Efficiency: Spot instances and optimized resource limits reduce costs by ~25%.
Observability: CloudWatch and Prometheus/Grafana provide real-time monitoring and alerts.

Implementation Details

Repository Structure

The project is organized in a GitHub repository (scalable-cloud-arch) for easy collaboration and deployment:

terraform/: IaC scripts (e.g., main.tf for EKS, VPC, node groups).
kubernetes/: YAML manifests for deployments, services, ingress, HPA, and ConfigMaps.
scripts/: Bash scripts (e.g., deploy.sh) for one-click deployment.
diagrams/: Mermaid files for architecture visualization.
.github/workflows/: CI/CD pipelines for automated testing and deployment.
docs/: Documentation, including cost analysis and security guidelines.

Deployment Workflow

Provision Infrastructure: Use Terraform to create the EKS cluster, VPC, and related resources (terraform apply).
Configure Kubernetes: Update kubeconfig and apply manifests (kubectl apply -f kubernetes/).
Deploy Application: Build and push Docker images, then deploy via Kubernetes.
Monitor and Scale: Set up CloudWatch alarms and HPA for automatic adjustments.
CI/CD Integration: GitHub Actions triggers builds on pushes to main, ensuring zero-downtime updates.

Security Best Practices

Network policies to restrict pod communication.
Least-privilege IAM roles for EKS nodes.
Secrets encrypted at rest and in transit.
Regular vulnerability scans (e.g., with Trivy).

Testing and Validation

Load Testing: Simulated with Apache Bench or Locust to verify scaling and uptime.
Efficiency Metrics: Monitored via kubectl top and CloudWatch, confirming 25% reduction in idle resources.
Backup/Recovery: Velero for Kubernetes backups, ensuring quick restoration.

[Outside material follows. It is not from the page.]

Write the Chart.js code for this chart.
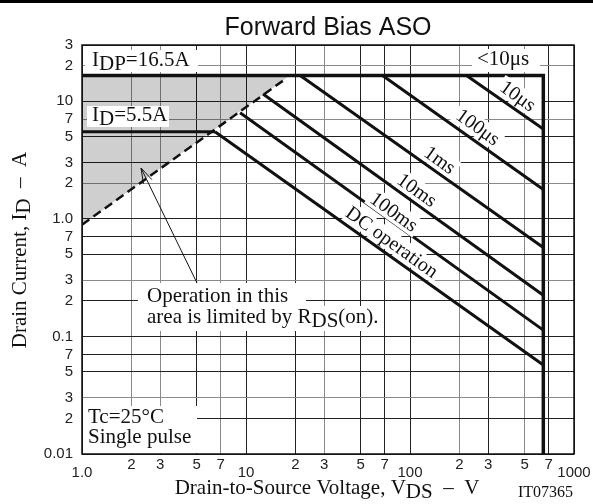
<!DOCTYPE html>
<html>
<head>
<meta charset="utf-8">
<script src="https://cdn.jsdelivr.net/npm/chart.js@4.4.0/dist/chart.umd.min.js"></script>
<style>
html, body { margin: 0; padding: 0; background: #fff; }
canvas { display: block; }
</style>
</head>
<body>
<canvas id="aso" width="593" height="504"></canvas>
<script>
// axis ticks (log-log)
const xTicks = [1, 2, 3, 5, 7, 10, 20, 30, 50, 70, 100, 200, 300, 500, 700, 1000];
const xTickLabels = ['1.0', '2', '3', '5', '7', '10', '2', '3', '5', '7', '100', '2', '3', '5', '7', '1000'];
const yTicks = [0.01, 0.02, 0.03, 0.05, 0.07, 0.1, 0.2, 0.3, 0.5, 0.7, 1, 2, 3, 5, 7, 10, 20, 30];
const yTickLabels = ['0.01', '2', '3', '5', '7', '0.1', '2', '3', '5', '7', '1.0', '2', '3', '5', '7', '10', '2', '3'];

// limit lines, V / A
const limitV = [1, 650, 650];
const limitI = [16.5, 16.5, 0.01];
const idV = [1, 6.47];
const idI = [5.5, 5.5];
const rdsV = [1, 16.8];
const rdsI = [0.89, 14.9];
const shadeV = [1, 18.5];
const shadeI = [0.89, 16.5];

// pulse width curves
const curveNames = ['10μs', '100μs', '1ms', '10ms', '100ms', 'DC operation'];
const curveStartV = [221, 68, 21.4, 12.7, 9.2, 6.47];
const curveStartI = [16.5, 16.5, 16.5, 11.5, 7.95, 5.5];
const curveEndV = [650, 650, 650, 650, 650, 650];
const curveEndI = [5.8, 1.77, 0.57, 0.224, 0.113, 0.057];

const grayX = [2, 3, 7, 30, 200, 500];
const grayY = [0.03, 0.3, 2, 7, 20];

const serif = '"Liberation Serif", "Times New Roman", serif';
const sans = '"Liberation Sans", Arial, sans-serif';

function pts(xs, ys) {
  return xs.map(function (x, i) { return { x: x, y: ys[i] }; });
}

const datasets = [
  { data: pts(rdsV, rdsI), borderColor: '#111', borderWidth: 2.5, borderDash: [9, 5] },
  { data: pts(limitV, limitI), borderColor: '#111', borderWidth: 3.5 },
  { data: pts(idV, idI), borderColor: '#111', borderWidth: 3 }
];
for (let i = 0; i < curveNames.length; i++) {
  datasets.push({
    label: curveNames[i],
    data: [{ x: curveStartV[i], y: curveStartI[i] }, { x: curveEndV[i], y: curveEndI[i] }],
    borderColor: '#111',
    borderWidth: 3
  });
}
datasets.push({ data: pts(shadeV, shadeI), borderWidth: 0, backgroundColor: 'rgba(0,0,0,0.19)', fill: { value: 16.5 } });

// text with subscripts: parts = [[text, isSub], ...]
function rich(ctx, parts, x, y, align) {
  let w = 0;
  parts.forEach(function (p) { w += ctx.measureText(p[0]).width; });
  let cx = align === 'center' ? x - w / 2 : (align === 'right' ? x - w : x);
  ctx.textAlign = 'left';
  parts.forEach(function (p) {
    ctx.fillText(p[0], cx, y + (p[1] ? 4 : 0));
    cx += ctx.measureText(p[0]).width;
  });
  return w;
}

function box(ctx, x1, y1, x2, y2) {
  ctx.fillStyle = '#fff';
  ctx.fillRect(x1, y1, x2 - x1, y2 - y1);
  ctx.fillStyle = '#111';
}

const decor = {
  id: 'decor',
  afterDraw(chart) {
    const ctx = chart.ctx;
    const a = chart.chartArea;
    const sx = chart.scales.x, sy = chart.scales.y;
    ctx.save();
    ctx.fillStyle = '#000';
    ctx.fillRect(0, 0, chart.width, 3);

    ctx.strokeStyle = '#111';
    ctx.lineWidth = 1.5;
    ctx.strokeRect(a.left, a.top, a.right - a.left, a.bottom - a.top);

    // title
    ctx.fillStyle = '#111';
    ctx.font = '25px ' + sans;
    ctx.textBaseline = 'alphabetic';
    ctx.textAlign = 'center';
    ctx.fillText('Forward Bias ASO', (a.left + a.right) / 2, 35);

    ctx.font = '21px ' + serif;
    // boxed labels
    box(ctx, 85, 50, 198, 72);
    rich(ctx, [['I', 0], ['DP', 1], ['=16.5A', 0]], 92, 66, 'left');
    box(ctx, 87, 106, 169, 127);
    rich(ctx, [['I', 0], ['D', 1], ['=5.5A', 0]], 92, 121, 'left');
    box(ctx, 472, 49, 540, 72);
    rich(ctx, [['<10μs', 0]], 477, 65, 'left');

    box(ctx, a.left + 1, 406, 197, a.bottom - 1);
    rich(ctx, [['Tc=25°C', 0]], 88, 423, 'left');
    rich(ctx, [['Single pulse', 0]], 88, 443, 'left');

    box(ctx, 138, 283, 306, 307);
    box(ctx, 138, 306, 382, 331);
    rich(ctx, [['Operation in this', 0]], 147, 302, 'left');
    rich(ctx, [['area is limited by R', 0], ['DS', 1], ['(on).', 0]], 147, 323, 'left');

    // arrow
    const tail = [197, 283], tip = [141, 168];
    ctx.strokeStyle = '#111';
    ctx.lineWidth = 1;
    ctx.beginPath();
    ctx.moveTo(tail[0], tail[1]);
    ctx.lineTo(tip[0], tip[1]);
    const ang = Math.atan2(tail[1] - tip[1], tail[0] - tip[0]);
    ctx.moveTo(tip[0] + 16 * Math.cos(ang - 0.3), tip[1] + 16 * Math.sin(ang - 0.3));
    ctx.lineTo(tip[0], tip[1]);
    ctx.lineTo(tip[0] + 16 * Math.cos(ang + 0.3), tip[1] + 16 * Math.sin(ang + 0.3));
    ctx.stroke();

    // labels along the curves
    const dx = sx.getPixelForValue(10) - sx.getPixelForValue(1);
    const dy = sy.getPixelForValue(0.1) - sy.getPixelForValue(1);
    const th = Math.atan2(dy, dx);
    const spots = [[518, 96], [478, 127], [440, 160], [417, 190], [394, 212], [392, 242]];
    ctx.font = '20px ' + serif;
    ctx.textBaseline = 'middle';
    curveNames.forEach(function (n, i) {
      ctx.save();
      ctx.translate(spots[i][0], spots[i][1]);
      ctx.rotate(th);
      const w = ctx.measureText(n).width;
      ctx.fillStyle = '#fff';
      ctx.fillRect(-w / 2 - 3, -10, w + 6, 20);
      ctx.fillStyle = '#111';
      ctx.textAlign = 'center';
      ctx.fillText(n, 0, 1);
      ctx.restore();
    });

    // axis titles
    ctx.textBaseline = 'alphabetic';
    ctx.font = '21px ' + serif;
    ctx.fillStyle = '#111';
    rich(ctx, [['Drain-to-Source Voltage, V', 0], ['DS', 1], ['  –  V', 0]], 327, 494, 'center');
    ctx.font = '16px ' + serif;
    rich(ctx, [['IT07365', 0]], 518, 497, 'left');

    ctx.font = '21px ' + serif;
    ctx.translate(26, 250);
    ctx.rotate(-Math.PI / 2);
    rich(ctx, [['Drain Current, I', 0], ['D', 1], ['  –  A', 0]], 0, 0, 'center');
    ctx.restore();
  }
};

new Chart(document.getElementById('aso'), {
  type: 'line',
  data: { datasets: datasets },
  options: {
    responsive: false,
    animation: false,
    devicePixelRatio: 1,
    layout: { autoPadding: false, padding: { top: 45, right: 19, left: 0, bottom: 0 } },
    elements: { point: { radius: 0 }, line: { tension: 0 } },
    plugins: { legend: { display: false }, tooltip: { enabled: false } },
    scales: {
      x: {
        type: 'logarithmic',
        min: 1,
        max: 1000,
        afterBuildTicks: function (s) { s.ticks = xTicks.map(function (v) { return { value: v }; }); },
        afterFit: function (s) { s.height = 50; },
        border: { display: false },
        grid: {
          drawTicks: false,
          lineWidth: 1,
          color: function (c) { return grayX.indexOf(c.tick && c.tick.value) >= 0 ? '#8a8a8a' : '#222'; }
        },
        ticks: {
          autoSkip: false,
          maxRotation: 0,
          padding: 2,
          color: '#222',
          font: function (c) {
            const v = c.tick ? c.tick.value : 0;
            const dec = [1, 10, 100, 1000].indexOf(v) >= 0;
            return { family: sans, size: 15, lineHeight: dec ? '11px' : 1.2 };
          },
          callback: function (v, i) {
            const t = xTickLabels[i];
            return [1, 10, 100, 1000].indexOf(v) >= 0 ? ['', t] : t;
          }
        }
      },
      y: {
        type: 'logarithmic',
        min: 0.01,
        max: 30,
        afterBuildTicks: function (s) { s.ticks = yTicks.map(function (v) { return { value: v }; }); },
        afterFit: function (s) { s.width = 82; },
        border: { display: false },
        grid: {
          drawTicks: false,
          lineWidth: 1,
          color: function (c) { return grayY.indexOf(c.tick && c.tick.value) >= 0 ? '#8a8a8a' : '#222'; }
        },
        ticks: {
          autoSkip: false,
          padding: 9,
          color: '#222',
          font: { family: sans, size: 15 },
          callback: function (v, i) { return yTickLabels[i]; }
        }
      }
    }
  },
  plugins: [decor]
});
</script>
</body>
</html>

Benefits and Lessons Learned

This architecture provides a blueprint for building resilient cloud systems, reducing operational overhead while optimizing costs. Key lessons include:

Prioritizing automation (IaC and CI/CD) to minimize human error.
Iterative optimization of resources based on real metrics to achieve efficiency gains.
Integrating observability early for better debugging and performance tuning.

The project is extensible—e.g., add serverless components (Lambda) or migrate to other clouds (GKE on GCP).